**Data block:**
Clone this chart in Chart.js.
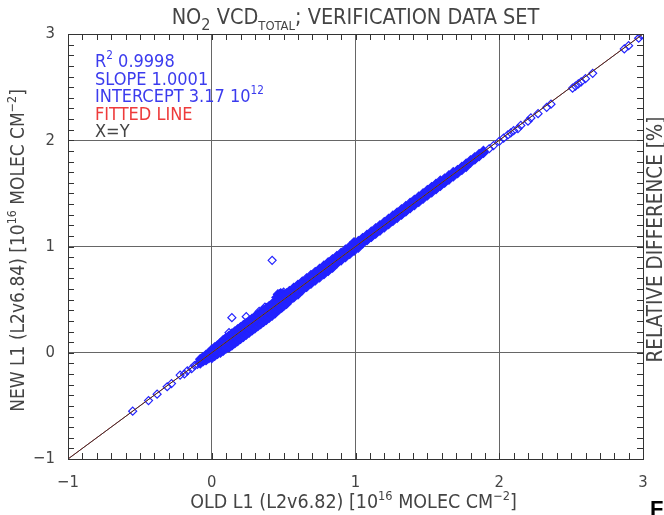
<!DOCTYPE html>
<html>
<head>
<meta charset="utf-8">
<script src="https://cdn.jsdelivr.net/npm/chart.js@4.4.1/dist/chart.umd.min.js"></script>
<style>
  body { margin: 0; background: #fff; }
  #wrap { width: 664px; height: 515px; }
</style>
</head>
<body>
<div id="wrap"><canvas id="no2-chart" width="664" height="515"></canvas></div>
<script>
// Axis tick labels
const tickValues = [-1, 0, 1, 2, 3];

// Isolated points on the negative end of the line
const tailOld = [-0.55, -0.44, -0.38, -0.31, -0.28, -0.22, -0.19, -0.17, -0.14, -0.12, -0.10];
const tailNew = [-0.55, -0.45, -0.39, -0.32, -0.29, -0.21, -0.20, -0.17, -0.15, -0.12, -0.11];

// Dense band: for each old value, lower / middle / upper new values
const bandOld = [-0.08, -0.06, -0.04, -0.02, 0.00, 0.02, 0.04, 0.06, 0.08, 0.10,
  0.12, 0.14, 0.16, 0.18, 0.20, 0.22, 0.24, 0.26, 0.28, 0.30,
  0.32, 0.34, 0.36, 0.38, 0.40, 0.42, 0.44, 0.45, 0.46, 0.47,
  0.48, 0.49, 0.50, 0.52, 0.54, 0.57, 0.60, 0.63, 0.66, 0.69,
  0.72, 0.75, 0.78, 0.81, 0.84, 0.87, 0.90, 0.93, 0.96, 0.99,
  1.02, 1.05, 1.08, 1.11, 1.14, 1.17, 1.20, 1.23, 1.26, 1.29,
  1.32, 1.35, 1.38, 1.41, 1.44, 1.47, 1.50, 1.53, 1.56, 1.59,
  1.62, 1.65, 1.68, 1.71, 1.74, 1.77, 1.80, 1.83, 1.86, 1.89];
const bandLow = [-0.10, -0.08, -0.07, -0.05, -0.05, -0.03, -0.01, 0.00, 0.02, 0.04,
  0.05, 0.07, 0.09, 0.11, 0.13, 0.15, 0.17, 0.19, 0.21, 0.23,
  0.25, 0.27, 0.29, 0.31, 0.33, 0.35, 0.37, 0.39, 0.40, 0.41,
  0.42, 0.43, 0.44, 0.46, 0.49, 0.52, 0.55, 0.59, 0.62, 0.65,
  0.68, 0.71, 0.74, 0.77, 0.80, 0.84, 0.87, 0.90, 0.93, 0.96,
  0.99, 1.03, 1.06, 1.09, 1.12, 1.15, 1.18, 1.21, 1.24, 1.27,
  1.30, 1.33, 1.36, 1.39, 1.42, 1.45, 1.48, 1.51, 1.54, 1.57,
  1.60, 1.63, 1.66, 1.69, 1.72, 1.75, 1.79, 1.82, 1.85, 1.88];
const bandMid = [-0.08, -0.06, -0.04, -0.02, -0.01, 0.01, 0.03, 0.05, 0.07, 0.09,
  0.11, 0.13, 0.15, 0.17, 0.18, 0.20, 0.22, 0.24, 0.26, 0.28,
  0.30, 0.32, 0.34, 0.36, 0.38, 0.40, 0.42, 0.46, 0.48, 0.49,
  0.50, 0.51, 0.50, 0.51, 0.53, 0.56, 0.59, 0.62, 0.65, 0.68,
  0.71, 0.74, 0.77, 0.80, 0.83, 0.86, 0.89, 0.92, 0.95, 0.98,
  1.01, 1.04, 1.07, 1.10, 1.13, 1.16, 1.19, 1.22, 1.25, 1.28,
  1.31, 1.34, 1.38, 1.41, 1.44, 1.47, 1.50, 1.53, 1.56, 1.59,
  1.62, 1.65, 1.68, 1.71, 1.74, 1.77, 1.80, 1.83, 1.86, 1.89];
const bandHigh = [-0.06, -0.04, -0.02, 0.00, 0.03, 0.05, 0.07, 0.09, 0.12, 0.14,
  0.16, 0.18, 0.20, 0.22, 0.24, 0.26, 0.28, 0.30, 0.32, 0.34,
  0.36, 0.38, 0.40, 0.42, 0.44, 0.46, 0.48, 0.52, 0.55, 0.55,
  0.56, 0.55, 0.55, 0.56, 0.58, 0.61, 0.64, 0.67, 0.70, 0.73,
  0.76, 0.79, 0.82, 0.85, 0.88, 0.91, 0.94, 0.97, 1.00, 1.04,
  1.05, 1.08, 1.11, 1.14, 1.17, 1.20, 1.23, 1.26, 1.29, 1.32,
  1.35, 1.38, 1.41, 1.44, 1.47, 1.50, 1.53, 1.56, 1.59, 1.62,
  1.64, 1.67, 1.70, 1.72, 1.75, 1.78, 1.81, 1.84, 1.87, 1.90];

// Isolated points on the upper end
const upperOld = [1.93, 1.96, 2.00, 2.03, 2.06, 2.08, 2.10, 2.13, 2.15, 2.20, 2.22, 2.27,
  2.33, 2.36, 2.51, 2.53, 2.55, 2.57, 2.60, 2.65, 2.87, 2.90, 2.97, 2.99];
const upperNew = [1.92, 1.95, 1.99, 2.02, 2.05, 2.07, 2.09, 2.11, 2.14, 2.18, 2.21, 2.25,
  2.31, 2.34, 2.49, 2.51, 2.53, 2.55, 2.58, 2.63, 2.86, 2.89, 2.96, 2.99];

// Outliers above the band
const outOld = [0.42, 0.14, 0.24, 0.33, 0.37, 0.50, 0.12];
const outNew = [0.87, 0.33, 0.34, 0.39, 0.43, 0.57, 0.19];

// Fit statistics and the two reference lines
const fitStats = { r2: '0.9998', slope: '1.0001', intercept: '3.17' };
const lineEnds = [-1, 3];
const fittedEnds = [-0.9998, 3.0006];

const FONT = '"Liberation Sans Narrow", "DejaVu Sans Condensed", "Liberation Sans", sans-serif';
const TEXT = '#444';
const BLUE = '#2222ff';

// Build the point lists: crowded band, and the sparse points around it
const bandPoints = [];
bandOld.forEach((v, i) => {
  bandPoints.push({ x: v, y: bandLow[i] });
  bandPoints.push({ x: v, y: bandMid[i] });
  bandPoints.push({ x: v, y: bandHigh[i] });
});
const sparsePoints = [];
tailOld.forEach((v, i) => sparsePoints.push({ x: v, y: tailNew[i] }));
upperOld.forEach((v, i) => sparsePoints.push({ x: v, y: upperNew[i] }));
outOld.forEach((v, i) => sparsePoints.push({ x: v, y: outNew[i] }));

// Draw text made of pieces: [text, mode] with mode 0 normal, 1 superscript, -1 subscript
function richWidth(ctx, parts, size) {
  let w = 0;
  parts.forEach(p => {
    const s = p[1] === 0 ? size : size * (p[2] || 0.65);
    ctx.font = s + 'px ' + FONT;
    w += ctx.measureText(p[0]).width;
  });
  return w;
}
function drawRich(ctx, parts, x, y, size, color, align) {
  const w = richWidth(ctx, parts, size);
  let cx = align === 'center' ? x - w / 2 : x;
  ctx.fillStyle = color;
  ctx.textBaseline = 'alphabetic';
  ctx.textAlign = 'left';
  parts.forEach(p => {
    let s = size, dy = 0;
    if (p[1] === 1) { s = size * (p[2] || 0.65); dy = -size * 0.42; }
    if (p[1] === -1) { s = size * (p[2] || 0.65); dy = size * 0.28; }
    ctx.font = s + 'px ' + FONT;
    ctx.fillText(p[0], cx, y + dy);
    cx += ctx.measureText(p[0]).width;
  });
}

const decorations = {
  id: 'decorations',
  afterDraw(chart) {
    const ctx = chart.ctx;
    const a = chart.chartArea;
    const xs = chart.scales.x, ys = chart.scales.y;
    ctx.save();

    // minor ticks on all four sides
    ctx.strokeStyle = '#333';
    ctx.lineWidth = 1;
    ctx.beginPath();
    for (let k = -10; k <= 30; k++) {
      const v = k / 10;
      const px = Math.round(xs.getPixelForValue(v)) + 0.5;
      const py = Math.round(ys.getPixelForValue(v)) + 0.5;
      ctx.moveTo(px, a.bottom); ctx.lineTo(px, a.bottom - 6);
      ctx.moveTo(px, a.top); ctx.lineTo(px, a.top + 6);
      ctx.moveTo(a.left, py); ctx.lineTo(a.left + 6, py);
      ctx.moveTo(a.right, py); ctx.lineTo(a.right - 6, py);
    }
    ctx.stroke();
    ctx.strokeRect(Math.round(a.left) + 0.5, Math.round(a.top) + 0.5,
      Math.round(a.right - a.left), Math.round(a.bottom - a.top));

    const midX = (a.left + a.right) / 2;
    const midY = (a.top + a.bottom) / 2;

    // title
    drawRich(ctx, [['NO', 0], ['2', -1, 0.75], [' VCD', 0], ['TOTAL', -1, 0.6],
      ['; VERIFICATION DATA SET', 0]], midX, 24, 21.5, TEXT, 'center');

    // x axis title
    drawRich(ctx, [['OLD L1 (L2v6.82) [10', 0], ['16', 1], [' MOLEC CM', 0], ['\u22122', 1],
      [']', 0]], midX - 2, 508, 19.5, TEXT, 'center');

    // left y axis title
    ctx.save();
    ctx.translate(24, midY + 4);
    ctx.rotate(-Math.PI / 2);
    drawRich(ctx, [['NEW L1 (L2v6.84) [10', 0], ['16', 1], [' MOLEC CM', 0], ['\u22122', 1],
      [']', 0]], 0, 0, 19, TEXT, 'center');
    ctx.restore();

    // right axis title
    ctx.save();
    ctx.translate(662, midY - 7);
    ctx.rotate(-Math.PI / 2);
    drawRich(ctx, [['RELATIVE DIFFERENCE [%]', 0]], 0, 0, 20.5, TEXT, 'center');
    ctx.restore();

    // statistics block
    const lx = a.left + 27;
    drawRich(ctx, [['R', 0], ['2', 1], [' ' + fitStats.r2, 0]], lx, 67, 18, '#3b3bee', 'left');
    drawRich(ctx, [['SLOPE ' + fitStats.slope, 0]], lx, 84.5, 18, '#3b3bee', 'left');
    drawRich(ctx, [['INTERCEPT ' + fitStats.intercept + ' 10', 0], ['12', 1]], lx, 102, 18, '#3b3bee', 'left');
    drawRich(ctx, [['FITTED LINE', 0]], lx, 119.5, 18, '#ee3b3b', 'left');
    drawRich(ctx, [['X=Y', 0]], lx, 137, 18, TEXT, 'left');

    // fragment of the neighbouring panel label
    ctx.font = 'bold 22px "Liberation Sans", sans-serif';
    ctx.fillStyle = '#000';
    ctx.textAlign = 'left';
    ctx.fillText('F', 650, 516);
    ctx.restore();
  }
};

const ctx = document.getElementById('no2-chart').getContext('2d');
const minus = v => (v < 0 ? '\u2212' + Math.abs(v) : String(v));
const gridColor = c => (c.tick && c.tick.value > -1 && c.tick.value < 3 ? '#666' : 'rgba(0,0,0,0)');

new Chart(ctx, {
  type: 'scatter',
  data: {
    datasets: [
      {
        label: 'X=Y',
        type: 'line',
        data: lineEnds.map(v => ({ x: v, y: v })),
        borderColor: '#333',
        borderWidth: 1,
        pointRadius: 0,
        order: 0
      },
      {
        label: 'FITTED LINE',
        type: 'line',
        data: lineEnds.map((v, i) => ({ x: v, y: fittedEnds[i] })),
        borderColor: '#ee3b3b',
        borderWidth: 1,
        pointRadius: 0,
        order: 1
      },
      {
        label: 'NO2 VCD (crowded)',
        data: bandPoints,
        pointStyle: 'rectRot',
        pointRadius: 4.5,
        borderColor: BLUE,
        backgroundColor: BLUE,
        borderWidth: 1.2,
        order: 2
      },
      {
        label: 'NO2 VCD',
        data: sparsePoints,
        pointStyle: 'rectRot',
        pointRadius: 4,
        borderColor: BLUE,
        backgroundColor: 'rgba(0,0,0,0)',
        borderWidth: 1.2,
        order: 3
      }
    ]
  },
  options: {
    responsive: false,
    animation: false,
    layout: { padding: { top: 34, right: 21, left: 0, bottom: 0 } },
    plugins: { legend: { display: false }, tooltip: { enabled: false } },
    scales: {
      x: {
        type: 'linear',
        min: -1, max: 3,
        afterFit: s => { s.height = 56; },
        afterBuildTicks: s => { s.ticks = tickValues.map(v => ({ value: v })); },
        ticks: { color: TEXT, padding: 14, maxRotation: 0, font: { family: FONT, size: 16.5 }, callback: minus },
        grid: { drawTicks: false, color: gridColor },
        border: { display: false }
      },
      y: {
        type: 'linear',
        min: -1, max: 3,
        afterFit: s => { s.width = 68; },
        afterBuildTicks: s => { s.ticks = tickValues.map(v => ({ value: v })); },
        ticks: { color: TEXT, padding: 13, font: { family: FONT, size: 16.5 }, callback: minus },
        grid: { drawTicks: false, color: gridColor },
        border: { display: false }
      }
    }
  },
  plugins: [decorations]
});
</script>
</body>
</html>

**Prompt:**
From the first line above to the line containing "-0.15, -0.12, -0.11];", repeat each line exactly. Pictures stay out.

**Answer:**
Clone this chart in Chart.js.
<!DOCTYPE html>
<html>
<head>
<meta charset="utf-8">
<script src="https://cdn.jsdelivr.net/npm/chart.js@4.4.1/dist/chart.umd.min.js"></script>
<style>
  body { margin: 0; background: #fff; }
  #wrap { width: 664px; height: 515px; }
</style>
</head>
<body>
<div id="wrap"><canvas id="no2-chart" width="664" height="515"></canvas></div>
<script>
// Axis tick labels
const tickValues = [-1, 0, 1, 2, 3];

// Isolated points on the negative end of the line
const tailOld = [-0.55, -0.44, -0.38, -0.31, -0.28, -0.22, -0.19, -0.17, -0.14, -0.12, -0.10];
const tailNew = [-0.55, -0.45, -0.39, -0.32, -0.29, -0.21, -0.20, -0.17, -0.15, -0.12, -0.11];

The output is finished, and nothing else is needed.